Terpisah, Kasubbag Koperasi Biro Administrasi Perekonomian Provinsi Jatim Shoviatu Sholihah mengakui, rendahnya penyerapan DBHCHT. Dengan total dana Rp 900 miliar di Jatim, hanya 64 persen yang terserap.
'Mayoritas penyerapan yang rendah itu dari daerah perkotaan. Kota Kediri, Kota Malang, Kota Mojokerto,” ungkap Shovi demikian dia biasa disapa tentang daerah-daerah yang penyerapan cukainya rendah.

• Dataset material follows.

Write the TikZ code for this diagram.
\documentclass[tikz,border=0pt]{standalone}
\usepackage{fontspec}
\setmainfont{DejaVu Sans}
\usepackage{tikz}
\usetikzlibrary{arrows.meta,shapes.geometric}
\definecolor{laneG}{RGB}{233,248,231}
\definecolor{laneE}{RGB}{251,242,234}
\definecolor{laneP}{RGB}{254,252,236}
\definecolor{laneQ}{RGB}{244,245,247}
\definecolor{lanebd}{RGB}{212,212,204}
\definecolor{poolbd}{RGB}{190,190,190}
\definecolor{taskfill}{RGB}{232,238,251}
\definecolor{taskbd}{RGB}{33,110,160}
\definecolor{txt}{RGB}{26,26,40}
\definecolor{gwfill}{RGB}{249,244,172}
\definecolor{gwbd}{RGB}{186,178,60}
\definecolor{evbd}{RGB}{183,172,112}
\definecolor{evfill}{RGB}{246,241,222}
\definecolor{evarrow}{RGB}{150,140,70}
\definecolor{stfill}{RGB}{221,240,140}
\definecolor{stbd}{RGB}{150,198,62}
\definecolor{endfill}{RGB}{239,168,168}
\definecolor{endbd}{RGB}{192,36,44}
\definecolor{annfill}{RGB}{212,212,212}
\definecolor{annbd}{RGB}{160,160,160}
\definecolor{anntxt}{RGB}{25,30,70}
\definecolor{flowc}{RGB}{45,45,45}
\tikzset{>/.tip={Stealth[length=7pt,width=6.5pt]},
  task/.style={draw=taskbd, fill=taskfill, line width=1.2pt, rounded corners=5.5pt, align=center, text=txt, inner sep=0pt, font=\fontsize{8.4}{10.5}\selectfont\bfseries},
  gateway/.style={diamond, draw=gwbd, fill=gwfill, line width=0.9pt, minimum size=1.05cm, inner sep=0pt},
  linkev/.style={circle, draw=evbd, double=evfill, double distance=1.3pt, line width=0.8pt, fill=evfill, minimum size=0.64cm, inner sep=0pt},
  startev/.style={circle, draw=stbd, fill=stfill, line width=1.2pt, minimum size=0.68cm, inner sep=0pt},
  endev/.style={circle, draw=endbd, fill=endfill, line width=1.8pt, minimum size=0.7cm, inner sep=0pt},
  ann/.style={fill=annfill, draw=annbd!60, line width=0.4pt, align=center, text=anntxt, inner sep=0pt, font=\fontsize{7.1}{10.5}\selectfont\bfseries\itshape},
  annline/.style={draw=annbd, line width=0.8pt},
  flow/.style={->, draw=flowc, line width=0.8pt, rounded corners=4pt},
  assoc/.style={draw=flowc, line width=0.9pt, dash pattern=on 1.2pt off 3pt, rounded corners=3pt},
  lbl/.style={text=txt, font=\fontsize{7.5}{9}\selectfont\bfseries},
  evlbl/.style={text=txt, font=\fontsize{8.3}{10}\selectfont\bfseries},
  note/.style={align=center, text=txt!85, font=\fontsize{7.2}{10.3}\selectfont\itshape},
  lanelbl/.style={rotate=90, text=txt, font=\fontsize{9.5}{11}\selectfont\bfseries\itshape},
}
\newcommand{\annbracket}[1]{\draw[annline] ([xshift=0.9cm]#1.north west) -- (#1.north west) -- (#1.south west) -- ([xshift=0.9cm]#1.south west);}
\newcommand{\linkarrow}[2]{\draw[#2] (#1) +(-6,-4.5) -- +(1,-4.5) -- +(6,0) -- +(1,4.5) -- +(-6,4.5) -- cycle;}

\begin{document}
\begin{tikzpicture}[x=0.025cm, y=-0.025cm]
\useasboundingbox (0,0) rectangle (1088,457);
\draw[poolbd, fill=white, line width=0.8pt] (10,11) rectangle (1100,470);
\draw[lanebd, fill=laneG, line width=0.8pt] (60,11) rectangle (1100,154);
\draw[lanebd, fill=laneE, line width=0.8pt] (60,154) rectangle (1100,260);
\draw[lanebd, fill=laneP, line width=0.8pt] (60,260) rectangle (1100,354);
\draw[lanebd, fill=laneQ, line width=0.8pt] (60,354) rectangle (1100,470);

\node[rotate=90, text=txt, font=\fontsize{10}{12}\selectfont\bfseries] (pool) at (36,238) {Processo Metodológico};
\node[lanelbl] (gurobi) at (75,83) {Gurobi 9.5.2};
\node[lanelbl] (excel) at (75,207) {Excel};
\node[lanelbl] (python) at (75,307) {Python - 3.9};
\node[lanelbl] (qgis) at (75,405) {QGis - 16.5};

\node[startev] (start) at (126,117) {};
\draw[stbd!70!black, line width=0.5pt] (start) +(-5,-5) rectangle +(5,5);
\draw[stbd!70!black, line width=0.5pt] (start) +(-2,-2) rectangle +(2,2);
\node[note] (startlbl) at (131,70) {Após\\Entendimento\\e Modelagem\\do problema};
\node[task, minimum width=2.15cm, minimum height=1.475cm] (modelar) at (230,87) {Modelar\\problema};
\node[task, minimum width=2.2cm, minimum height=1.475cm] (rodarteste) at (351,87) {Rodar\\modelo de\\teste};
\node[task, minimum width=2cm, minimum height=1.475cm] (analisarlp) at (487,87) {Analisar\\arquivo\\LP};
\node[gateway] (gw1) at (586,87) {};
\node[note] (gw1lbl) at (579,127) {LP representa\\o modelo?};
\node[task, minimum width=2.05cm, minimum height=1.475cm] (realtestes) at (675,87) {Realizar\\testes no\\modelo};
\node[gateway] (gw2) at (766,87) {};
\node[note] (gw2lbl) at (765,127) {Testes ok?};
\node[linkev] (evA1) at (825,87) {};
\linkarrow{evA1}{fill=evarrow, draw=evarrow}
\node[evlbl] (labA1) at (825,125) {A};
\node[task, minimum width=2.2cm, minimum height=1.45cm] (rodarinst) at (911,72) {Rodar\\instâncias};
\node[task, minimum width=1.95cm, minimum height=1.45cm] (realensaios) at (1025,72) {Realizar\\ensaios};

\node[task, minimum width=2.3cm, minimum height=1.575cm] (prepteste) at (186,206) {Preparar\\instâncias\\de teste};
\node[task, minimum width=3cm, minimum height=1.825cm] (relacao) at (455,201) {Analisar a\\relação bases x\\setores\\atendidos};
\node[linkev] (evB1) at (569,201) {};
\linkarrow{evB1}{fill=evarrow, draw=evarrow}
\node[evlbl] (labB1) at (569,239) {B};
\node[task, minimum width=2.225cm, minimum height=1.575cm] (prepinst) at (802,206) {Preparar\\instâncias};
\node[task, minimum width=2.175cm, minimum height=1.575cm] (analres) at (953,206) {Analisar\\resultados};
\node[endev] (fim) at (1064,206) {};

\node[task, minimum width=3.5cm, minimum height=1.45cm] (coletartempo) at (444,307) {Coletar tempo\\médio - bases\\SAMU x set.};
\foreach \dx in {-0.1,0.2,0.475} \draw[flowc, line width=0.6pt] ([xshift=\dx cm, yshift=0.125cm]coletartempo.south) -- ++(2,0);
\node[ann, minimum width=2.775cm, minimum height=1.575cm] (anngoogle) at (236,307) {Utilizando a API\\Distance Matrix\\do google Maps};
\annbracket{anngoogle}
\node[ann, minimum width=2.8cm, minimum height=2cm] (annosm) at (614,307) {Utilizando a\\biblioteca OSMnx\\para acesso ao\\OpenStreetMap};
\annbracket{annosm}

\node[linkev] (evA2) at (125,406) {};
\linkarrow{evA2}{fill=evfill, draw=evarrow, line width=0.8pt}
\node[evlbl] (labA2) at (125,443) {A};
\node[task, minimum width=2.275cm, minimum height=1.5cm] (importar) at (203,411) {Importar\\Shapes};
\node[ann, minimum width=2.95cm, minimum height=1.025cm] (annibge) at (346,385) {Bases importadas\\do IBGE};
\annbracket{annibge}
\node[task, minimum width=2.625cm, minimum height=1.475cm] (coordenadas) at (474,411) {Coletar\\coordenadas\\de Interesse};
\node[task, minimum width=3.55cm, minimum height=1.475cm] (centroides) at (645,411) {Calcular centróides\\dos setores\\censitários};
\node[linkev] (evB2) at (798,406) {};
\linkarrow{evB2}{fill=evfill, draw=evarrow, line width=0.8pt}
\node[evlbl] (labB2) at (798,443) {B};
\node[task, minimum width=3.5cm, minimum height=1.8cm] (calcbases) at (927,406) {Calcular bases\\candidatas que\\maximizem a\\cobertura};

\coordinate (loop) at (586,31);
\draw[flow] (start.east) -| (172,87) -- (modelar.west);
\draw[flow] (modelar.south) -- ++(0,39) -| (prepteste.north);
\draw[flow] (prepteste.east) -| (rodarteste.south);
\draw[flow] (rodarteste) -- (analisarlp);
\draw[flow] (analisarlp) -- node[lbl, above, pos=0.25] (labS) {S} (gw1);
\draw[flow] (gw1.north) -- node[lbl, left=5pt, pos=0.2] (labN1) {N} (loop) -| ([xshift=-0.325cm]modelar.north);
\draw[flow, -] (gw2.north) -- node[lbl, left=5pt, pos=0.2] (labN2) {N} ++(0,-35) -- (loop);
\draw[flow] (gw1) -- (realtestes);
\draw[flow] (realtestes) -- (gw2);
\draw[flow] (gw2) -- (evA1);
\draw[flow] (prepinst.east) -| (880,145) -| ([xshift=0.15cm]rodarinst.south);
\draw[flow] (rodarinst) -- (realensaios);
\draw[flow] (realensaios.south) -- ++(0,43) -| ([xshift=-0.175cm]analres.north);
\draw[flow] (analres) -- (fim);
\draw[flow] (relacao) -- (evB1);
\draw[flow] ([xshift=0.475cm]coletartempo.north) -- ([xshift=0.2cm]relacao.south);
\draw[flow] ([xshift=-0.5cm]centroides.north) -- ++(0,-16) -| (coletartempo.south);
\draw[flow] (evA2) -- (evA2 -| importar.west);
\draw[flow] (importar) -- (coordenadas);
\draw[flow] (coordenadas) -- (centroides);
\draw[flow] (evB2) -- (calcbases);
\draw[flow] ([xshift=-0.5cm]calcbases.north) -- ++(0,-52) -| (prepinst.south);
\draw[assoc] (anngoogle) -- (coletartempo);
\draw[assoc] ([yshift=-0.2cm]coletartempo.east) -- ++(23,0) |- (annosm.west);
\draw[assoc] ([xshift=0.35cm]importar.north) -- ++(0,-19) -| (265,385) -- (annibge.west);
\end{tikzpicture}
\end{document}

Mengapa daerah kesulitan menyerap? Shovi menyebut, khusus tahun lalu ada beberapa hambatan yang dihadapi daerah. Terutama, larangan penyerapan hibah sebelum pelaksanaan pemilihan presiden (pilpres). Di luar itu, dia mengakui, banyak satuan kerja perangkat daerah (SKPD) yang takut merealisasikan cukai karena khawatir terbentur aturan. "Untuk memaksimalkan penyerapan itu harus mengubah persepsi,” tandas perempuan berjilbab ini saat ditemui di ruang Joyoboyo, balai kota. Banyak SKPD yang beranggapan dana cukai hanya bisa digunakan untuk program tertentu. Padahal, berdasarkan peraturan menteri keuangan (PMK) No.20/2009 sudah mengatur lebih luas lagi. Kota Kediri yang masuk daerah penghasil cukai tembakau karena mempunyai pabrik rokok, menurut Shovi, bisa digunakan untuk banyak program. Selain untuk buruh pabrik dan masyarakat disekitarnya.
Shovi mengatakan, dana cukai bisa dipakai untuk program penguatan ekonomi. "Berarti sasarannya seluruh masyarakat Kota Kediri. Wujudnya bisa bantuan permodalan hingga sarana produksi," paparnya. Dengan perluasan ini, menurutnya, tidak ada alasan dana cukai tak terserap satker yang melaksanakan juga bisa lebih banyak lagi. Selain dinas kesehatan, rumah sakit, dan bagian perekonomian, ada banyak satker lain yang bisa melaksanakan. Misalnya, badan perberdayaan perempuan dan keluarga berencana (BPPKB), dan banyak lainnya. “Penyakit akibat rokok juga tidak hanya paru-paru dan jantung. Berdasar ratek (rapat teknis) terbaru, BBLR (bayi berat lahir rendah) juga masuk penyakit akibat rokok,” urainya.